Children are wonderful. They are smart and funny and sweet and full of hope and promise. I simply adore children. But they are not to be trusted.  This really should go without saying, but I've noticed a lot of people trusting children lately, which is a huge mistake.

Valuable Advice: The book was better than the movie.
There are only two or three cases in which this was not true, so just believe it.  If you want to like the movie, don't read the book first.  If you want to be a better person, read the book and skip the movie.

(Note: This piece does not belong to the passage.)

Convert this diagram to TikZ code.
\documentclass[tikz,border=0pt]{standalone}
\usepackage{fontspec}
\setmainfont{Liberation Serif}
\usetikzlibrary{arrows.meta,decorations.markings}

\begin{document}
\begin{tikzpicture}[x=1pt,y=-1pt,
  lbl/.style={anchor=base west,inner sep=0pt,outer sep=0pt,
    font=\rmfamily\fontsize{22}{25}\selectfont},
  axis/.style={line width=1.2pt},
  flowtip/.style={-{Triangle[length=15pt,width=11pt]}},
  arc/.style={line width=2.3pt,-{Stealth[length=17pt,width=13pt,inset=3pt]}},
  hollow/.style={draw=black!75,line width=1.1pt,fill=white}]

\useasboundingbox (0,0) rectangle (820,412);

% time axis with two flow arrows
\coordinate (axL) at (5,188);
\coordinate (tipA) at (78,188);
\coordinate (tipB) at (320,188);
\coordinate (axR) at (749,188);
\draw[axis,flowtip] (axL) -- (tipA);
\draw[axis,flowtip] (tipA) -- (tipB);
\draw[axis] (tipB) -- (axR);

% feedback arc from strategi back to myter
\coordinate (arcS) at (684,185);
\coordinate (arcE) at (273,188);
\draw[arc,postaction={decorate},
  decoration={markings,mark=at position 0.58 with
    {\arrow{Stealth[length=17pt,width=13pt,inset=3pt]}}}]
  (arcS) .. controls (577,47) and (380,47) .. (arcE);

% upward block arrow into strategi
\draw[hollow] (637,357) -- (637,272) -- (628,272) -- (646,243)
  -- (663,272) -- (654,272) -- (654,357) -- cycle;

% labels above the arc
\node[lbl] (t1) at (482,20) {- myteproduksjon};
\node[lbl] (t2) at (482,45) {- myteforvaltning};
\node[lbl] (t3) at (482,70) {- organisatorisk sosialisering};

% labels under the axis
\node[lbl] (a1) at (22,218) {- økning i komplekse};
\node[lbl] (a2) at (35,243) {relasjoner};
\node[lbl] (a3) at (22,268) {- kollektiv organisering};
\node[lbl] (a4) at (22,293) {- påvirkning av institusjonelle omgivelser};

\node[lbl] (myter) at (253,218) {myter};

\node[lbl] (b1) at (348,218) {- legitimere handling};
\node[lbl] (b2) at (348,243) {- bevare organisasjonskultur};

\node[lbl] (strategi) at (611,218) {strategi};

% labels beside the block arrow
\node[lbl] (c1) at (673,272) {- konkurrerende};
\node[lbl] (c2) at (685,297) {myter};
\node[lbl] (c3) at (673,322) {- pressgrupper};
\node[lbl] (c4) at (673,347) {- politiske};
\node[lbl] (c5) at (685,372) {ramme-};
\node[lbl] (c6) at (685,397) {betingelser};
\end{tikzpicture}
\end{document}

And then tell everyone who talks about the movie about how you don't want to ruin your sublime reading experience by stooping to that level, but, hey, you're glad they liked it.

Valuable Advice: How to tell if you have a leftist cat. 
Unless you have a very expensive special-order or store bought cat of a breed that is typically described with the words "regal" or "elegant" or "pedigreed," you probably do have a leftist cat.  Cats are, by nature, leftists, and it takes generations of inbreeding and domestication to suppress these natural instincts and replace them with the sort of territorial, capitalistic arrogance typical of cats that have been brainwashed into conservatism.  Such cats, however, are rare, and you need not worry unnecessarily about this condition. Unless your cat gives you reason to doubt it, it's safe to assume your cat is indeed a leftist.  If you do not wish to have a leftist cat, please click the "x" in the upper right-hand corner and kindly refrain from reading my blog.

Note to readers seeking valuable advice:
Solicited advice on any topic is available, free of charge. Just email your question or the topic about which you'd like some advice to with "advice" or "advice, please" or "extraordinary advice, please" in your subject line. Be sure to say if you want your name withheld, or I will include it in my reply.

1 comment:

  1. I have 2 cats, both extreme leftists. I also seem to be many peoples choice of "cat nanny" when they are going on vacation. I suspect the current boarder of being of the conservative type. She has a rather nasty temper and will snarl at and whack the others without warning or reason before strolling off with her nose in the air.